With no Alec Stewart, England have balanced the side (at least on paper) with Craig White at No 6, and not only do they have an opening partner for Atherton who is neither not used to the position, nor worrying about keeping wicket as well, but they have also selected a forward gear rather than reverse.
Nick Knight today becomes England's 25th opening batsman since the Gooch- Boycott liaison ended in 1982, since when there have been 39 different opening pairings in 139 Tests. England have now gone 15 Tests without a three-figure opening stand, and talking of centuries, no individual batsman has yet made one in the series.

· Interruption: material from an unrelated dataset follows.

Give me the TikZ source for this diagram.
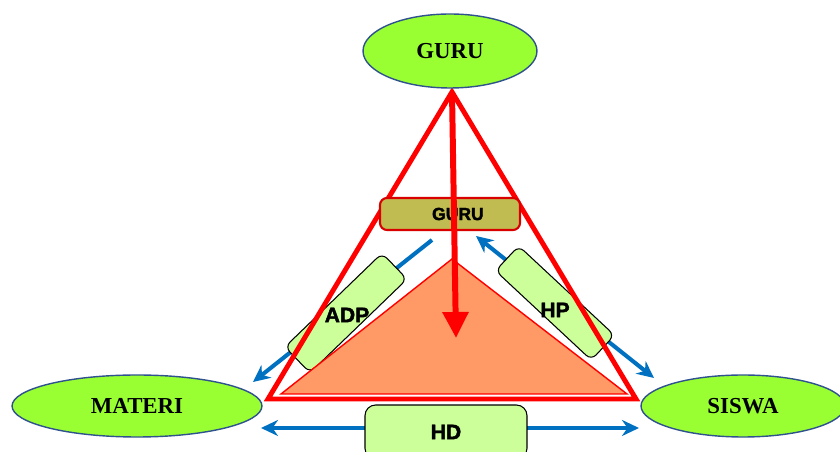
\documentclass[tikz,border=0pt]{standalone}
\usepackage{fontspec}
\setmainfont{Liberation Serif}
\newfontfamily\boxfont[BoldFeatures={FakeBold=2}]{Liberation Sans}
\usetikzlibrary{shapes.geometric,arrows.meta}

\definecolor{limeFill}{HTML}{99FF33}
\definecolor{paleGreen}{HTML}{CCFF99}
\definecolor{ovalLine}{HTML}{2F528F}
\definecolor{arrowBlue}{HTML}{0070C0}
\definecolor{salmon}{HTML}{FF9966}
\definecolor{oliveBar}{HTML}{C0BC52}

\tikzstyle{myOval} = [ellipse, draw=ovalLine, fill=limeFill, line width=0.8pt,
    inner sep=0pt, font=\fontsize{13}{15}\selectfont\bfseries]
\tikzstyle{myBox} = [rectangle, rounded corners=4pt, draw=black, fill=paleGreen,
    line width=0.6pt, inner sep=0pt]
\tikzstyle{myText} = [inner sep=0pt, font=\boxfont\fontsize{12}{14}\selectfont\bfseries]
\tikzstyle{blueOne} = [arrowBlue, line width=2.3pt,
    -{Stealth[length=0.34cm,width=0.32cm]}]
\tikzstyle{blueTwo} = [arrowBlue, line width=2.3pt,
    {Stealth[length=0.34cm,width=0.32cm]}-{Stealth[length=0.34cm,width=0.32cm]}]
\tikzstyle{redEdge} = [red, line width=2.8pt, line join=miter]

\begin{document}
\begin{tikzpicture}[x=0.02cm, y=-0.02cm]

\path[use as bounding box, clip] (0,0) rectangle (840,452);

\coordinate (apex) at (452,92);
\coordinate (leftCorner) at (268,399);
\coordinate (rightCorner) at (636,399);
\coordinate (arrowTip) at (456,338);

% blue arrows behind the boxes
\coordinate (adpStart) at (432,240);
\coordinate (adpEnd) at (253,382);
\coordinate (hpStart) at (476,236);
\coordinate (hpEnd) at (654,378);
\coordinate (hdStart) at (261,428);
\coordinate (hdEnd) at (639,428);
\draw[blueOne] (adpStart) -- (adpEnd);
\draw[blueTwo] (hpStart) -- (hpEnd);
\draw[blueTwo] (hdStart) -- (hdEnd);

\node[myBox, minimum width=2.7cm, minimum height=0.72cm, rotate=44] (adpBox) at (346,313) {};
\node[myText] (adp) at (347,315) {ADP};
\node[myBox, minimum width=2.62cm, minimum height=0.68cm, rotate=-43] (hpBox) at (555,303) {};
\node[myText] (hp) at (555,310) {HP};
\node[myBox, myText, rounded corners=6pt, minimum width=3.24cm, minimum height=1.08cm] (hd) at (446,432) {HD};

% inner triangle
\coordinate (innerTop) at (452,259);
\coordinate (innerLeft) at (281,394);
\coordinate (innerRight) at (627,394);
\draw[red, line width=0.8pt, fill=salmon] (innerTop) -- (innerLeft) -- (innerRight) -- cycle;

\draw[redEdge] (apex) -- (leftCorner) -- (rightCorner) -- cycle;

\node[rectangle, rounded corners=4pt, fill=oliveBar, draw=red!85!black, line width=1.2pt,
    minimum width=2.8cm, minimum height=0.64cm, inner sep=0pt,
    font=\boxfont\fontsize{10}{12}\selectfont\bfseries] (guruBar) at (450,214) {\hspace*{9pt}GURU};

\draw[red, line width=3.4pt, -{Triangle[length=0.52cm,width=0.5cm]}] (apex) -- (arrowTip);

\node[myOval, minimum width=3.48cm, minimum height=1.48cm] (guru) at (450,51) {GURU};
\node[myOval, minimum width=5cm, minimum height=1.24cm] (materi) at (137,406) {MATERI};
\node[myOval, minimum width=4.08cm, minimum height=1.24cm] (siswa) at (743,406) {SISWA};
\end{tikzpicture}
\end{document}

The final batting place rests between Graeme Hick and the recalled John Crawley, and if the selectors are true to form, they will go for Hick. They scarcely ever do anything else, and their faith is as blind as the eyes-closed hook shot Hick has been playing against the West Indian pace attack.
Hick will always be a batsman to be feared on front-foot pitches against bowling that could barely remove the skin from a rice pudding, but against this lot (average 23.72 in 22 innings) he is more a batsman to fear for. Although Emburey is a clear case of a selection for a specific mission, there is no logic if Hick plays here. Hick has impressive credentials in many areas, but where the West Indies are concerned, it is the equivalent of interviewing applicants for a job piloting aeroplanes and giving it to a bloke with an HGV licence.
The pitch, as might be expected, is as parched as England's recent Test record here - no victory since 1981 - and it is almost odds-on that England will go into this game with only two front-line pace bowlers. It is also doubtful, despite passing a fitness test yesterday, whether Darren Gough will be one of them.
Gough would not have survived this far if the selectors had been paying more attention to form than reputation, and the only way of outdoing Edgbaston on the cock-up scale would be to select Gough as one of only two new-ball bowlers and watch him being taken off on a stretcher at 10 past 11.
Angus Fraser and Dominic Cork to take the new ball, with White first change and Emburey and Mike Watkinson sharing off-spin duties is the most likely bowling line-up, and it is not entirely beyond the realms of fantasy that the West Indies will pick their leg-spinner, Rajindra Dhanraj.
Emburey was a member of England's last winning Test team at Old Trafford, and at 43 is the oldest player in the side since Brian Close took on the West Indies at the age of 45 in 1976. The last time he bowled for England in Test cricket, the customary chaos in Bombay High Street reached new levels when Navjot Singh Sidhu kept launching cricket balls in among the bullock carts and motor rickshaws.
Emburey is a phlegmatic character, but if the West Indies want to unnerve him, Carl Hooper and Sherwin Campbell will walk out to bat wearing turbans.
England (from): M A Atherton (capt), N V Knight, J P Crawley, G A Hick, G P Thorpe, R A Smith, C White, M Watkinson, R C Russell (wkt), D G Cork, J E Emburey, D Gough, A R C Fraser.
West Indies (from): C L Hooper, S L Campbell, B C Lara, J C Adams, R B Richardson (capt), K L T Arthurton, J R Murray (wkt), I R Bishop, K C G Benjamin, C A Walsh, C E L Ambrose, R Dhanraj.